In Wichita, the chair of the Wichita Metro Chamber of Commerce crafts a sweetheart deal for his company to the detriment of Wichita taxpayers.
In November 2013 the Wichita City Council granted an exemption from paying property and sales tax for High Touch Technologies, a company located in downtown Wichita. This item was of more than usual interest as the company’s CEO, Wayne Chambers, is now chair of the Wichita Metro Chamber of Commerce.
A question is this: Who was the biggest beneficiary of this transaction: High Touch and its owners, or city taxpayers?
To evaluate real estate investments, a common metric is capitalization rate. The formula is
capitalization rate = annual net operating income / cost (or value)

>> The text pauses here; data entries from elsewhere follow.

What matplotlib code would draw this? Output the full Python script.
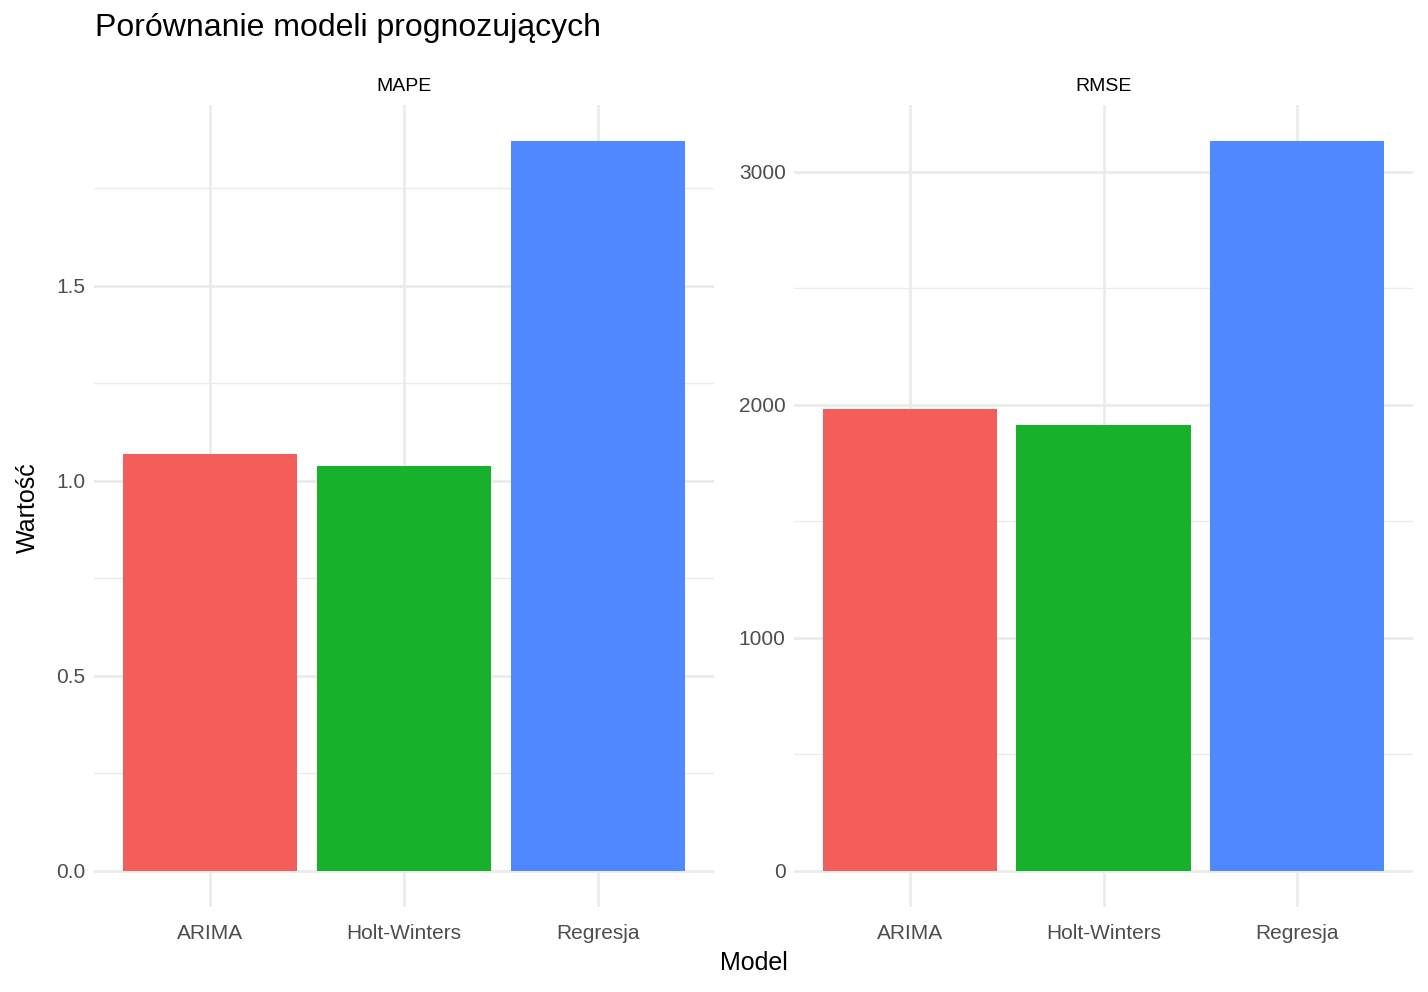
import matplotlib.pyplot as plt
import numpy as np

plt.rcParams['font.family'] = ['Liberation Sans', 'DejaVu Sans']

models = ['ARIMA', 'Holt-Winters', 'Regresja']
colors = ['#F35E5A', '#17B12B', '#4F88FF']
mape = [1.069, 1.038, 1.870]
rmse = [1981, 1912, 3129]
mape_ticks = [0.0, 0.5, 1.0, 1.5]
rmse_ticks = [0, 1000, 2000, 3000]

W, H = 1428, 992
fig = plt.figure(figsize=(W / 100, H / 100), dpi=100)
fig.patch.set_facecolor('white')

def panel(x0, x1, vals, ticks, labels, title):
    ax = fig.add_axes([x0 / W, 1 - 907 / H, (x1 - x0) / W, (907 - 105) / H])
    x = np.arange(len(models))
    ax.bar(x, vals, width=0.9, color=colors, zorder=3)
    top = max(vals)
    ax.set_ylim(-0.05 * top, top * 1.05)
    ax.set_xlim(-0.6, len(models) - 0.4)
    ax.set_yticks(ticks)
    ax.set_yticklabels(labels)
    minor = [(a + b) / 2 for a, b in zip(ticks[:-1], ticks[1:])] + [ticks[-1] + (ticks[1] - ticks[0]) / 2]
    ax.set_yticks([m for m in minor if m < top * 1.05], minor=True)
    ax.set_xticks(x)
    ax.set_xticklabels(models)
    ax.grid(True, which='major', color='#EBEBEB', linewidth=2, zorder=0)
    ax.grid(True, which='minor', axis='y', color='#EBEBEB', linewidth=1, zorder=0)
    ax.tick_params(length=0, which='both', labelsize=15, labelcolor='#4D4D4D', pad=6)
    ax.tick_params(axis='x', pad=12)
    for s in ax.spines.values():
        s.set_visible(False)
    ax.set_facecolor('white')
    ax.set_title(title, fontsize=14, pad=10)
    return ax

panel(94, 714, mape, mape_ticks, ['0.0', '0.5', '1.0', '1.5'], 'MAPE')
panel(794, 1413, rmse, rmse_ticks, [str(t) for t in rmse_ticks], 'RMSE')

fig.text(95 / W, 1 - 28 / H, 'Porównanie modeli prognozujących', fontsize=23, va='center', ha='left')
fig.text(754 / W, 1 - 963 / H, 'Model', fontsize=18, va='center', ha='center')
fig.text(28 / W, 1 - 508 / H, 'Wartość', fontsize=18, va='center', ha='center', rotation=90)

fig.savefig('out.png', dpi=100)
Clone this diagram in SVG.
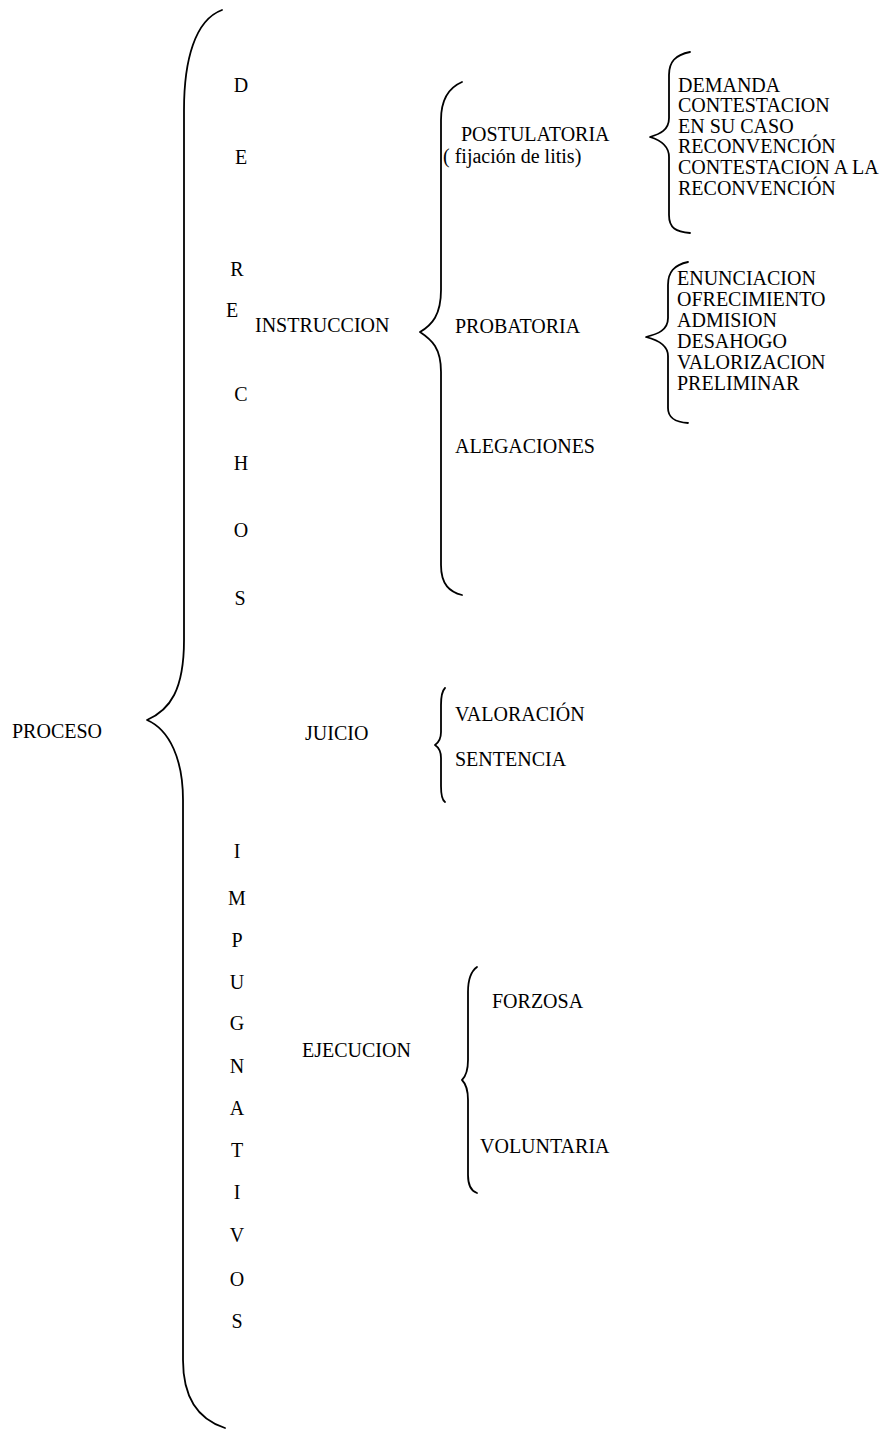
<svg xmlns="http://www.w3.org/2000/svg" width="891" height="1431" viewBox="0 0 891 1431">
<style>
text{font-family:"Liberation Serif","Times New Roman",serif;font-size:20px;fill:#000}
.l{text-anchor:middle}
.b{fill:none;stroke:#000;stroke-width:1.8;stroke-linecap:round;stroke-linejoin:round}
</style>
<rect width="891" height="1431" fill="#fff"/>
<g id="connectors">
<path class="b" d="M222,10 C195,20 184,60 184,110 L184,640 C184,690 170,710 147,720 C170,730 183,760 183,800 L183,1360 C183,1400 200,1420 225,1428"/>
<path class="b" d="M462,82 C448,88 441,100 441,120 L441,290 C441,315 432,325 420,332 C432,340 441,348 441,372 L441,565 C441,585 450,592 462,595"/>
<path class="b" d="M690,52 C675,55 669,62 669,75 L669,118 C669,130 660,134 650,137 C660,140 669,145 669,157 L669,215 C669,228 676,232 690,233"/>
<path class="b" d="M688,262 C674,265 668,272 668,285 L668,318 C668,330 658,334 646,337 C658,340 668,345 668,356 L668,408 C668,418 675,422 688,423"/>
<path class="b" d="M445,688 C442,691 441,697 441,705 L441,732 C441,740 438,743 435,745 C438,747 441,750 441,758 L441,786 C441,795 442,800 445,802"/>
<path class="b" d="M477,967 C470,972 468,980 468,992 L468,1060 C468,1072 465,1077 462,1080 C465,1083 468,1088 468,1100 L468,1175 C468,1186 471,1191 477,1193"/>
</g>
<g id="proceso"><text x="12" y="738">PROCESO</text></g>
<g id="derechos">
<text class="l" x="241" y="92">D</text>
<text class="l" x="241" y="164">E</text>
<text class="l" x="237" y="276">R</text>
<text class="l" x="232" y="317">E</text>
<text class="l" x="241" y="401">C</text>
<text class="l" x="241" y="470">H</text>
<text class="l" x="241" y="537">O</text>
<text class="l" x="240" y="605">S</text>
</g>
<g id="impugnativos">
<text class="l" x="237" y="858">I</text>
<text class="l" x="237" y="905">M</text>
<text class="l" x="237" y="947">P</text>
<text class="l" x="237" y="989">U</text>
<text class="l" x="237" y="1030">G</text>
<text class="l" x="237" y="1073">N</text>
<text class="l" x="237" y="1115">A</text>
<text class="l" x="237" y="1157">T</text>
<text class="l" x="237" y="1199">I</text>
<text class="l" x="237" y="1242">V</text>
<text class="l" x="237" y="1286">O</text>
<text class="l" x="237" y="1328">S</text>
</g>
<g id="instruccion"><text x="255" y="332">INSTRUCCION</text></g>
<g id="postulatoria"><text x="461" y="141">POSTULATORIA</text><text x="443" y="163">( fijación de litis)</text></g>
<g id="probatoria"><text x="455" y="333">PROBATORIA</text></g>
<g id="alegaciones"><text x="455" y="453">ALEGACIONES</text></g>
<g id="postulatoria-items">
<text x="678" y="92">DEMANDA</text>
<text x="678" y="112">CONTESTACION</text>
<text x="678" y="133">EN  SU  CASO</text>
<text x="678" y="153">RECONVENCIÓN</text>
<text x="678" y="174">CONTESTACION A LA</text>
<text x="678" y="195">RECONVENCIÓN</text>
</g>
<g id="probatoria-items">
<text x="677" y="285">ENUNCIACION</text>
<text x="677" y="306">OFRECIMIENTO</text>
<text x="677" y="327">ADMISION</text>
<text x="677" y="348">DESAHOGO</text>
<text x="677" y="369">VALORIZACION</text>
<text x="677" y="390">PRELIMINAR</text>
</g>
<g id="juicio"><text x="305" y="740">JUICIO</text></g>
<g id="valoracion"><text x="455" y="721">VALORACIÓN</text></g>
<g id="sentencia"><text x="455" y="766">SENTENCIA</text></g>
<g id="ejecucion"><text x="302" y="1057">EJECUCION</text></g>
<g id="forzosa"><text x="492" y="1008">FORZOSA</text></g>
<g id="voluntaria"><text x="480" y="1153">VOLUNTARIA</text></g>
</svg>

($35 per stall per month * 12 months per year) / $17,609 cost = 2.4 percent
How do we place this number in context? Is this a good or bad deal for taxpayers? To answer this question, we need to find an appropriate capitalization rate. In major cities the capitalization rate for parking garages is lower than for other types of real estate, perhaps five percent. Local sources say the rate in Wichita for parking garages could be seven or eight percent, but there are no recent parking lot transactions to help gauge what the market wants for a capitalization rate. Taxpayers may remember when the city evaluated the Union Station project in October, part of which is a parking garage, the city used a capitalization rate of nine percent. That’s the capitalization rate the city felt the investor deserved to earn, and the city used that rate to justify taxpayer subsidy.
But on the 215 S. Market garage the city, on behalf of taxpayers, accepted a cap rate of just 2.4 percent.
What if the city wanted to earn a capitalization rate of nine percent for taxpayers? The annual rent for each parking stall would have to be $1,585, or $132 per month. At seven percent capitalization rate, the monthly rent would be $103.
But the city is renting the spaces for just $35, not $132 or $103.
All of these costs are contained in the $35 monthly rent the city will collect from High Touch. It’s a great deal for High Touch, and a bad deal for city taxpayers. It also establishes a template whereby private sector developers are unlikely to develop parking in downtown Wichita when there is a competitor that can undercut their rates, using taxpayer dollars to do so.
Taxpayers might remember that the biggest subsidy for High Touch — the property and sales tax breaks — started when the company CEO dropped hints that the company might add jobs elsewhere than Wichita. Chambers told the Wichita Business Journal that he considered moving the office to another city. All this happened while he was working his way up the leadership ladder to become chair of the Wichita Chamber.
An open records request reveals that the interest rate the City of Wichita pays to finance these types of projects is 5%. So the city collects a 2.4% return on the parking garage and pays out 5% for money borrowed to finance the project. Go figure…
This is chump change in Wichita when compared with other city contracts for land along the river or large construction contracts. Just look at the deal the Michigan Company and their Wichita partners got on the airport construction project. The airport project seems to have dropped off the local media radar screen as it seems to fall behind its projected completion date.